Abstract Two vertices are said to be finitely connected if they belong to the same cluster and this cluster is finite. We derive sharp asymptotics for finite connection probabilities for supercritical Bernoulli bond percolation on Z2.
AbstractWe introduce the Wiener-Ito Chaos expansion and define the Skorohod integral and Malliavin Derivative. The Skorohod integral is a generalization of Ito integral and gives a different approach to defining the Malliavin Derivative. Finally, we state and prove the famous Clark-Ocone formula. If time permits, we some examples of Skorohod integrals and Malliavin Derivatives. All the materials can be found in the 2009 book, Malliavin Calculus for Levy Processes with Applications to Finance, by Oksendal et al.
Abstract For large unitary matrices, the number of eigenvalues in distinct shrinking intervals satisfies a central limit theorem, whose covariance structure is related to some branching processes. In this talk, we present these random matrix results, following works of Diaconis, Evans and Wieand, and show the strict analogue for the zeros of L-functions.
Abstract No meeting
Abstract No meeting
Abstract Given the family of maps from finite subsets of a metric space into Hilbert space, is it possible to extend each of these maps to the entire space so that the Lipschitz constants are bounded by the Lipschitz constant of the initial maps (and possibly some universal constant depending only on the metric space)?
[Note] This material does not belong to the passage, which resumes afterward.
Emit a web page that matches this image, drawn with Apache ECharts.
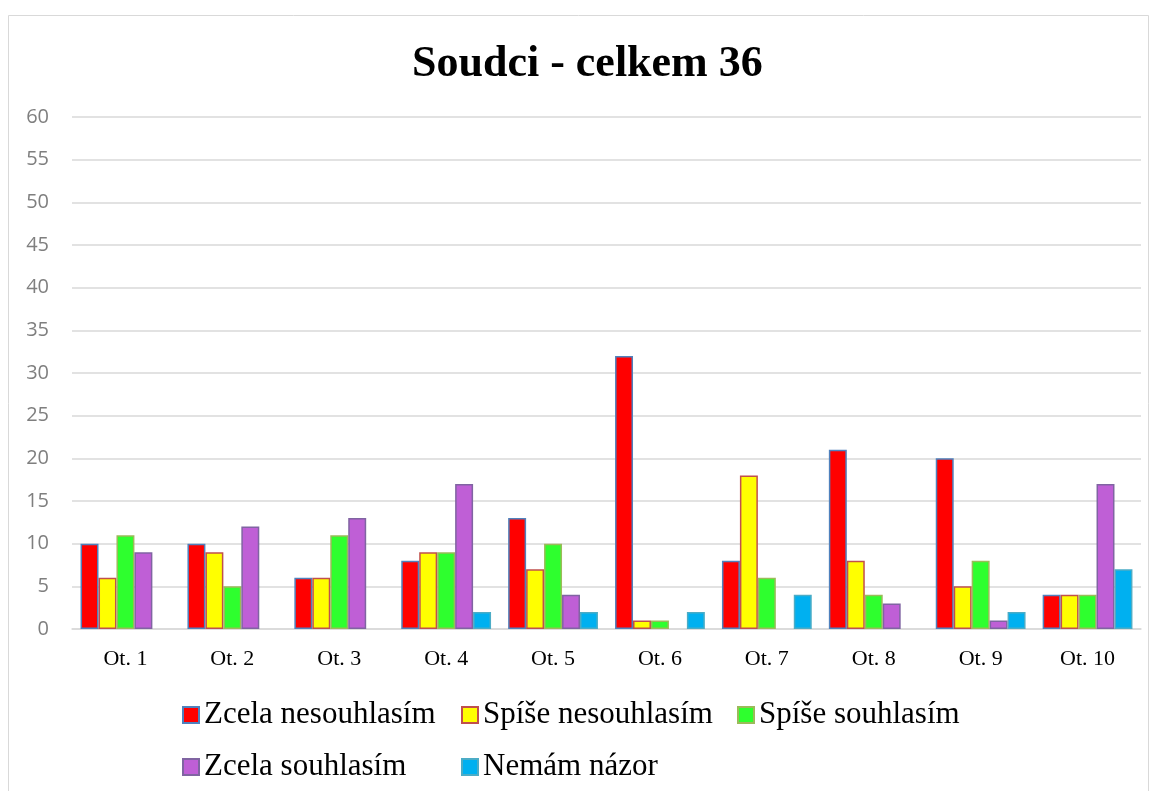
<!DOCTYPE html>
<html>
<head>
<meta charset="utf-8">
<script src="https://cdn.jsdelivr.net/npm/echarts@6/dist/echarts.min.js"></script>
<style>
  html, body { margin: 0; padding: 0; background: #fff; }
  #chart { width: 1157px; height: 791px; }
</style>
</head>
<body>
<div id="chart"></div>
<script>
const categories = ['Ot. 1', 'Ot. 2', 'Ot. 3', 'Ot. 4', 'Ot. 5', 'Ot. 6', 'Ot. 7', 'Ot. 8', 'Ot. 9', 'Ot. 10']
const zcelaNesouhlasim = [10, 10, 6, 8, 13, 32, 8, 21, 20, 4]
const spiseNesouhlasim = [6, 9, 6, 9, 7, 1, 18, 8, 5, 4]
const spiseSouhlasim = [11, 5, 11, 9, 10, 1, 6, 4, 8, 4]
const zcelaSouhlasim = [9, 12, 13, 17, 4, 0, 0, 3, 1, 17]
const nemamNazor = [0, 0, 0, 2, 2, 2, 4, 0, 2, 7]
const yTicks = [0, 5, 10, 15, 20, 25, 30, 35, 40, 45, 50, 55, 60]

const seriesDefs = [
  { name: 'Zcela nesouhlasím', data: zcelaNesouhlasim, color: '#ff0000', border: '#4f81bd' },
  { name: 'Spíše nesouhlasím', data: spiseNesouhlasim, color: '#ffff00', border: '#c0504d' },
  { name: 'Spíše souhlasím', data: spiseSouhlasim, color: '#2eff2e', border: '#9bbb59' },
  { name: 'Zcela souhlasím', data: zcelaSouhlasim, color: '#bf5fd6', border: '#8064a2' },
  { name: 'Nemám názor', data: nemamNazor, color: '#00b0f0', border: '#4bacc6' }
]

// legend laid out in columns, like the Excel original
const legendColumn = (left, names) => ({
  orient: 'vertical',
  left: left,
  top: 699,
  padding: 0,
  itemWidth: 16,
  itemHeight: 16,
  itemGap: 20,
  icon: 'rect',
  data: names,
  textStyle: {
    fontFamily: 'Liberation Serif',
    fontSize: 31,
    lineHeight: 32,
    color: '#000'
  }
})

const myChart = echarts.init(document.getElementById('chart'))
myChart.setOption({
  backgroundColor: '#fff',
  animation: false,
  title: {
    text: 'Soudci - celkem 36',
    left: 412,
    top: 43,
    padding: 0,
    textStyle: { fontFamily: 'Liberation Serif', fontWeight: 'bold', fontSize: 44, color: '#000' }
  },
  graphic: [{
    type: 'rect',
    shape: { x: 8.5, y: 15.5, width: 1140, height: 800 },
    style: { fill: 'none', stroke: '#d9d9d9', lineWidth: 1 },
    silent: true
  }],
  legend: [
    legendColumn(182, [seriesDefs[0].name, seriesDefs[3].name]),
    legendColumn(461, [seriesDefs[1].name, seriesDefs[4].name]),
    legendColumn(737, [seriesDefs[2].name])
  ],
  grid: { left: 72, right: 16, top: 117, bottom: 162 },
  xAxis: {
    type: 'category',
    data: categories,
    axisLine: { lineStyle: { color: '#d9d9d9', width: 1.5 } },
    axisTick: { show: false },
    axisLabel: { fontFamily: 'Liberation Serif', fontSize: 22, color: '#000', margin: 19 }
  },
  yAxis: {
    type: 'value',
    min: yTicks[0],
    max: yTicks[yTicks.length - 1],
    interval: 5,
    axisLine: { show: false },
    axisTick: { show: false },
    splitLine: { lineStyle: { color: '#d9d9d9', width: 1.5 } },
    axisLabel: { fontFamily: 'Open Sans', fontSize: 20, color: '#7f7f7f', margin: 23 }
  },
  series: seriesDefs.map(s => ({
    name: s.name,
    type: 'bar',
    data: s.data.map(v => (v === 0 ? null : v)),
    barGap: '0%',
    barCategoryGap: '16%',
    itemStyle: { color: s.color, borderColor: s.border, borderWidth: 1.5 }
  }))
})
</script>
</body>
</html>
We give a sufficient characterization of the metric spaces for which such extensions are always possible and then relate it to the behavior of Markov chains on that space.
Abstract We introduce First Passage Percolation model and its basic results. Then we focus on the structure of the optimal path, more precisely on the inequalities involving the longitudinal fluctuation exponent and the transversal fluctuation exponent.
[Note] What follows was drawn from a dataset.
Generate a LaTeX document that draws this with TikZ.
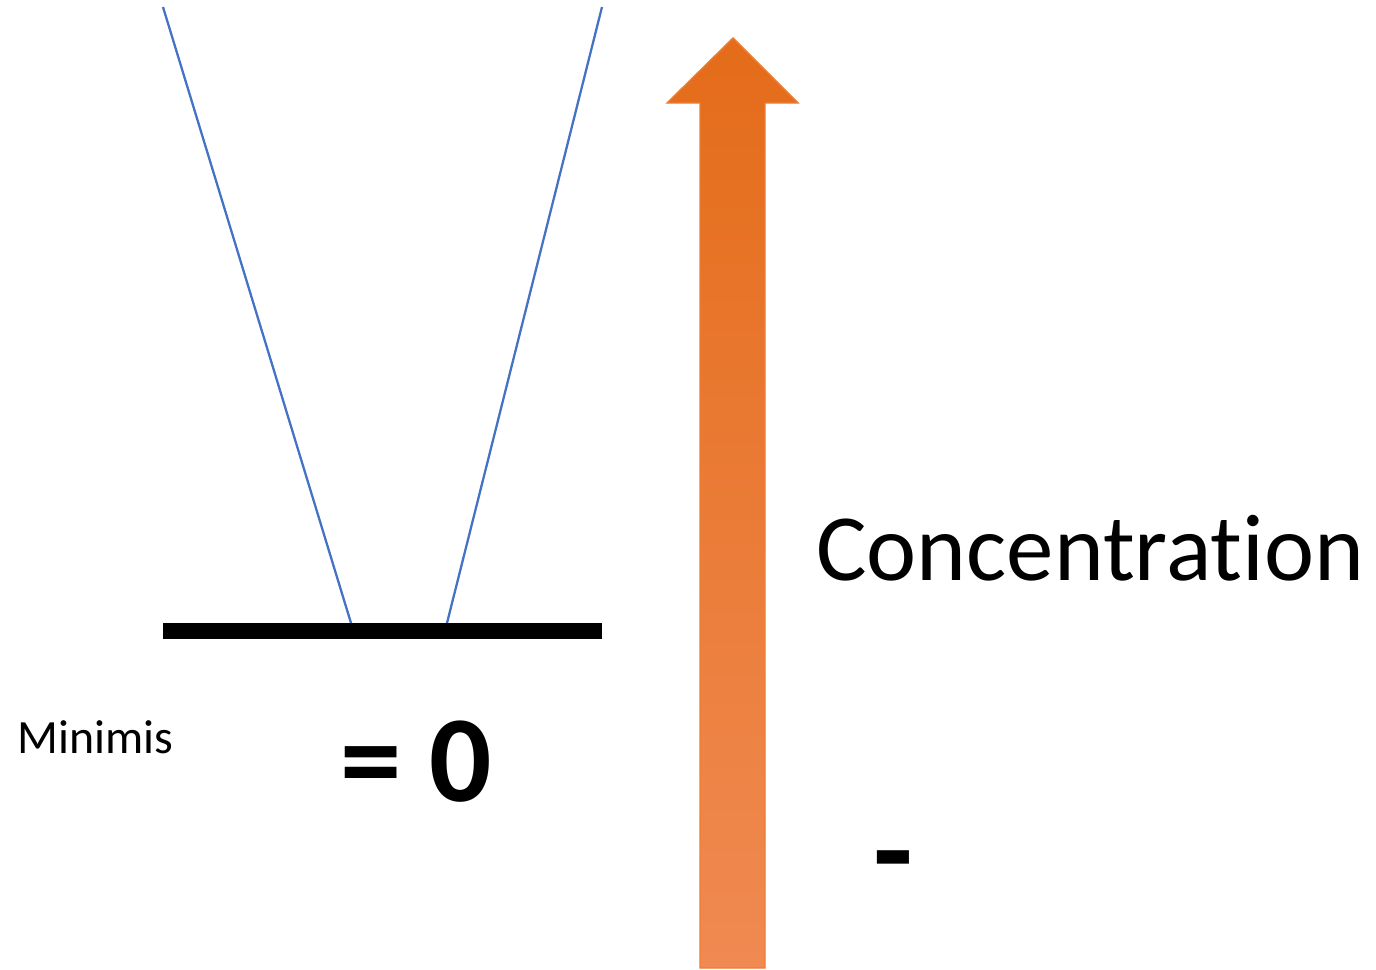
\documentclass[tikz,border=0pt]{standalone}
\usepackage{fontspec}
\setmainfont[Ligatures=NoCommon]{Carlito}
\usepackage{tikz}
\usepackage{xcolor}

\definecolor{arrowtop}{RGB}{228,108,26}
\definecolor{arrowbot}{RGB}{240,138,82}
\definecolor{arrowrim}{RGB}{237,125,49}
\definecolor{lineblue}{RGB}{68,114,196}

\begin{document}
\begin{tikzpicture}[x=0.02cm,y=-0.02cm]
  \useasboundingbox (0,0) rectangle (1376,970);
  % the bar and the two blue lines
  \coordinate (barl) at (163,631);
  \coordinate (barr) at (602,631);
  \coordinate (vl) at (351,623);
  \coordinate (vr) at (447,623);
  \coordinate (topl) at (163,7);
  \coordinate (topr) at (602,7);
  \draw[lineblue,line width=1.3pt] (topl) -- (vl);
  \draw[lineblue,line width=1.3pt] (topr) -- (vr);
  \draw[line width=9pt] (barl) -- (barr);
  % orange arrow
  \shade[top color=arrowtop,bottom color=arrowbot,draw=arrowrim,line width=0.8pt]
    (733,38) -- (798,103) -- (765,103) -- (765,968) -- (700,968) -- (700,103) -- (667,103) -- cycle;
  % texts
  \node[anchor=west,font=\fontsize{27.2}{30}\selectfont,inner sep=0pt] (minimis) at (17,737) {Minimis};
  \node[font=\fontsize{70}{72}\selectfont\bfseries,inner sep=0pt] (zero) at (416,762) {= 0};
  \node[anchor=west,font=\fontsize{54}{60}\selectfont,inner sep=0pt] (conc) at (816,548) {Concentration};
  \node[font=\fontsize{74}{76}\selectfont\bfseries,inner sep=0pt] (minus) at (893,873) {-};
\end{tikzpicture}
\end{document}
Abstract In this talk I will introduce some of the basic ideas and problems in random matrix theory. In particular I will study the eigenvalue distribution for symmetric matrices with Gaussian i.i.d. entries and, via a version of the moments method, prove that this distribution converges to the famous Wigner semi-circle. More general results will follow from the method of proof.
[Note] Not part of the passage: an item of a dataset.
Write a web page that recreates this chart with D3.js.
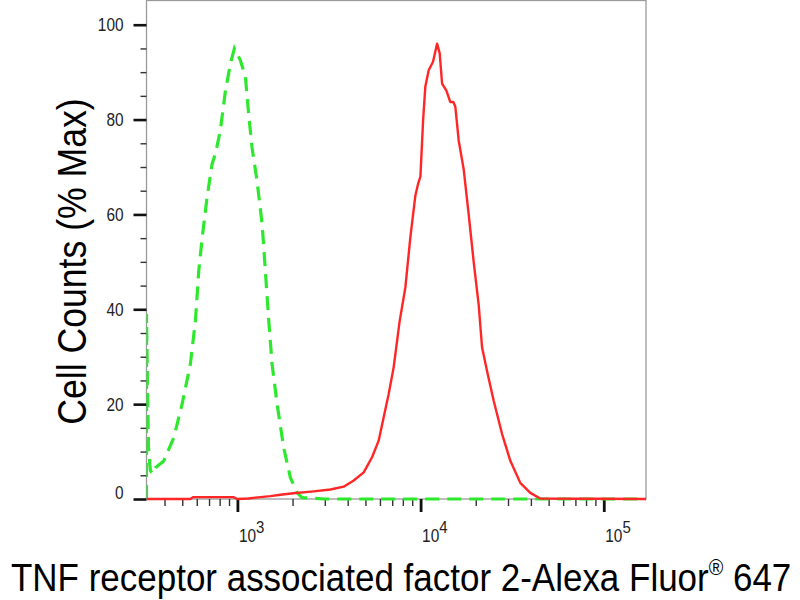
<!DOCTYPE html>
<html>
<head>
<meta charset="utf-8">
<script src="https://cdn.jsdelivr.net/npm/d3@7"></script>
<style>
  body { margin: 0; background: #fff; }
  svg { display: block; font-family: Arial, "Liberation Sans", sans-serif; }
</style>
</head>
<body>
<div id="chart"></div>
<script>
// green dashed = isotype control, red = stained sample
const controlX = [319, 319, 323, 327, 335, 344, 357, 396, 449, 499, 554, 590, 615, 642, 683,
  728, 759, 807, 860, 916, 963, 1038, 1106, 1153, 1203, 1281, 1364, 1422, 1483, 1546,
  1647, 1790, 1947, 2118, 2256, 3000, 170000];
const controlY = [0, 39, 24, 11, 6, 5.3, 6.6, 8, 12.9, 20, 28.5, 37.6, 48, 55, 63.6,
  70.7, 72.8, 77.7, 86, 91.8, 95, 92.5, 89, 81, 74, 67, 58, 48, 37.6, 28.5,
  20, 10.8, 4.5, 1.3, 0.3, 0, 0];

const stainX = [319, 554, 575, 951, 1000, 1150, 1254, 1514, 1717, 2022, 2608, 3219, 3805, 4314, 4891,
  5433, 5904, 6284, 6691, 7124, 7686, 8257, 8795, 9367, 9700, 9977, 10320, 10610, 11070, 11690,
  12300, 12710, 13100, 13830, 14530, 15100, 15480, 16140, 17190, 18300, 19490, 20750, 21650, 23050, 25060,
  27850, 30930, 35020, 39700, 45000, 170000];
const stainY = [0, 0, 0.4, 0.4, 0, 0.1, 0.3, 0.6, 0.9, 1.2, 1.6, 2.0, 2.6, 3.9, 5.6,
  8.8, 12.3, 17.2, 22.1, 27.7, 37.5, 44.6, 55.2, 64, 66.5, 68, 79.8, 86.9, 90.4, 92.2,
  96, 94, 87.6, 86.1, 83.7, 83.7, 82.7, 75.6, 69.5, 60, 50, 41, 32, 27, 20.7,
  13.7, 8, 3.4, 1.3, 0.1, 0];

const yMajorTicks = [0, 20, 40, 60, 80, 100];
const xDecades = [1000, 10000, 100000];
const xExponents = ["3", "4", "5"];
const xTitle = "TNF receptor associated factor 2-Alexa Fluor";
const xTitleMark = "\u00AE";
const xTitleEnd = " 647";
const yTitle = "Cell Counts (% Max)";

const W = 800, H = 600;
const plot = { left: 146.5, right: 646, top: 0.5, bottom: 499 };

const svg = d3.select("#chart").append("svg")
  .attr("width", W).attr("height", H);

const x = d3.scaleLog().domain([319, 170000]).range([plot.left, plot.right]);
const y = d3.scaleLinear().domain([0, 105]).range([plot.bottom, 1]);

// frame
svg.append("rect")
  .attr("x", plot.left).attr("y", plot.top)
  .attr("width", plot.right - plot.left).attr("height", plot.bottom - plot.top)
  .attr("fill", "none").attr("stroke", "#9a9a9a").attr("stroke-width", 1.3);

// y axis
const yMinor = d3.range(0, 101, 5).filter(v => v % 20 !== 0);
const gyMinor = svg.append("g")
  .attr("transform", "translate(" + plot.left + ",0)")
  .call(d3.axisLeft(y).tickValues(yMinor).tickSize(6).tickFormat(""));
gyMinor.select(".domain").remove();
gyMinor.selectAll("line").attr("stroke", "#333").attr("stroke-width", 1.4);

const gyMajor = svg.append("g")
  .attr("transform", "translate(" + plot.left + ",0)")
  .call(d3.axisLeft(y).tickValues(yMajorTicks).tickSize(13));
gyMajor.select(".domain").remove();
gyMajor.attr("font-size", 17).attr("font-family", "Arial, 'Liberation Sans', sans-serif");
gyMajor.selectAll("line").attr("stroke", "#111").attr("stroke-width", 2.6);
gyMajor.selectAll(".tick text")
  .attr("x", 0).attr("dy", null).attr("y", 6)
  .attr("fill", "#222")
  .attr("font-size", 17.5)
  .attr("transform", function (d) {
    return "translate(-23," + (d === 0 ? -7 : 0) + ") scale(0.88,1)";
  });

// x axis
const xMinor = [];
[100, 1000, 10000, 100000].forEach(function (d) {
  for (let k = 2; k <= 9; k++) {
    const v = d * k;
    if (v > x.domain()[0] && v < x.domain()[1]) xMinor.push(v);
  }
});
const gxMinor = svg.append("g")
  .attr("transform", "translate(0," + plot.bottom + ")")
  .call(d3.axisBottom(x).tickValues(xMinor).tickSize(7).tickFormat(""));
gxMinor.select(".domain").remove();
gxMinor.selectAll("line").attr("stroke", "#333").attr("stroke-width", 1.4);

const gxMajor = svg.append("g")
  .attr("transform", "translate(0," + plot.bottom + ")")
  .call(d3.axisBottom(x).tickValues(xDecades).tickSize(13).tickFormat(""));
gxMajor.select(".domain").remove();
gxMajor.selectAll("line").attr("stroke", "#111").attr("stroke-width", 2.8);
gxMajor.selectAll(".tick text").remove();
gxMajor.selectAll(".tick").each(function (d, i) {
  const t = d3.select(this).append("text")
    .attr("transform", "translate(1,43) scale(0.88,1)")
    .attr("text-anchor", "start")
    .attr("fill", "#222")
    .attr("font-size", 17.5);
  t.append("tspan").text("10");
  t.append("tspan").attr("dy", -9).attr("font-size", 17).text(xExponents[i]);
});

// curves
svg.append("clipPath").attr("id", "clip")
  .append("rect")
  .attr("x", plot.left).attr("y", 0)
  .attr("width", plot.right - plot.left).attr("height", plot.bottom + 2);

const line = d3.line()
  .x(function (d) { return x(d[0]); })
  .y(function (d) { return y(d[1]); });

const controlData = controlX.map(function (v, i) { return [v, controlY[i]]; });
const stainData = stainX.map(function (v, i) { return [v, stainY[i]]; });

svg.append("path")
  .datum(controlData)
  .attr("clip-path", "url(#clip)")
  .attr("d", line)
  .attr("fill", "none")
  .attr("stroke", "#2ee82e")
  .attr("stroke-width", 3.2)
  .attr("stroke-dasharray", "14,8");

svg.append("path")
  .datum(stainData)
  .attr("clip-path", "url(#clip)")
  .attr("d", line)
  .attr("fill", "none")
  .attr("stroke", "#ff2626")
  .attr("stroke-width", 2.4)
  .attr("stroke-linejoin", "round");

// titles
svg.append("text")
  .attr("transform", "translate(86,261.5) rotate(-90) scale(0.89,1)")
  .attr("text-anchor", "middle")
  .attr("fill", "#000")
  .attr("font-size", 40)
  .text(yTitle);

const xt = svg.append("text")
  .attr("transform", "translate(11,591) scale(0.897,1)")
  .attr("text-anchor", "start")
  .attr("fill", "#000")
  .attr("font-size", 39);
xt.append("tspan").text(xTitle);
xt.append("tspan").attr("dy", -16).attr("font-size", 22).text(xTitleMark);
xt.append("tspan").attr("dy", 16).text(xTitleEnd);
</script>
</body>
</html>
Abstract: Invasion Percolation in 2D.
Abstract I'll talk about Erdos-Renyi random graphs G(n,p) and the phase transition that occurs at p = 1/n. We'll use three branching process models to estimate the sizes of the largest connected components in the graph in five regions of the evolution from p < 1/n to p > 1/n and show how a giant component emerges.
Limit theorems for Random Variables with Slowly Varying Tails
Abstract: We will cover some results about random variables with slowly varying tails, connecting them to dynamics of Spin Glasses Systems.
Let's go to Columbia to the Probability Seminar!
Brownian Excursion view on Riemann Theta
Abstract: The relation between probability laws of Brownian Excursion and Riemann Theta function will be established. Sketches of main results and various version of Riemann Hypothesis will be reviewed. The talk is based on: http://arxiv.org/abs/math/9912170
Continuum Random Tree
Abstract: We will study the scaling limits of a uniform random tree.
Antonio Auffinger and Ivan Corwin
Abstract: This talk will be based on Sourav Chatterjee's Ph.D. thesis. We will give a brief introduction on how to use Stein's method to get concentration inequalities. As an application, we will get concentration bounds for the magnetization on the Curie-Weiss model and concetration for the number of fixed points of a random permutation.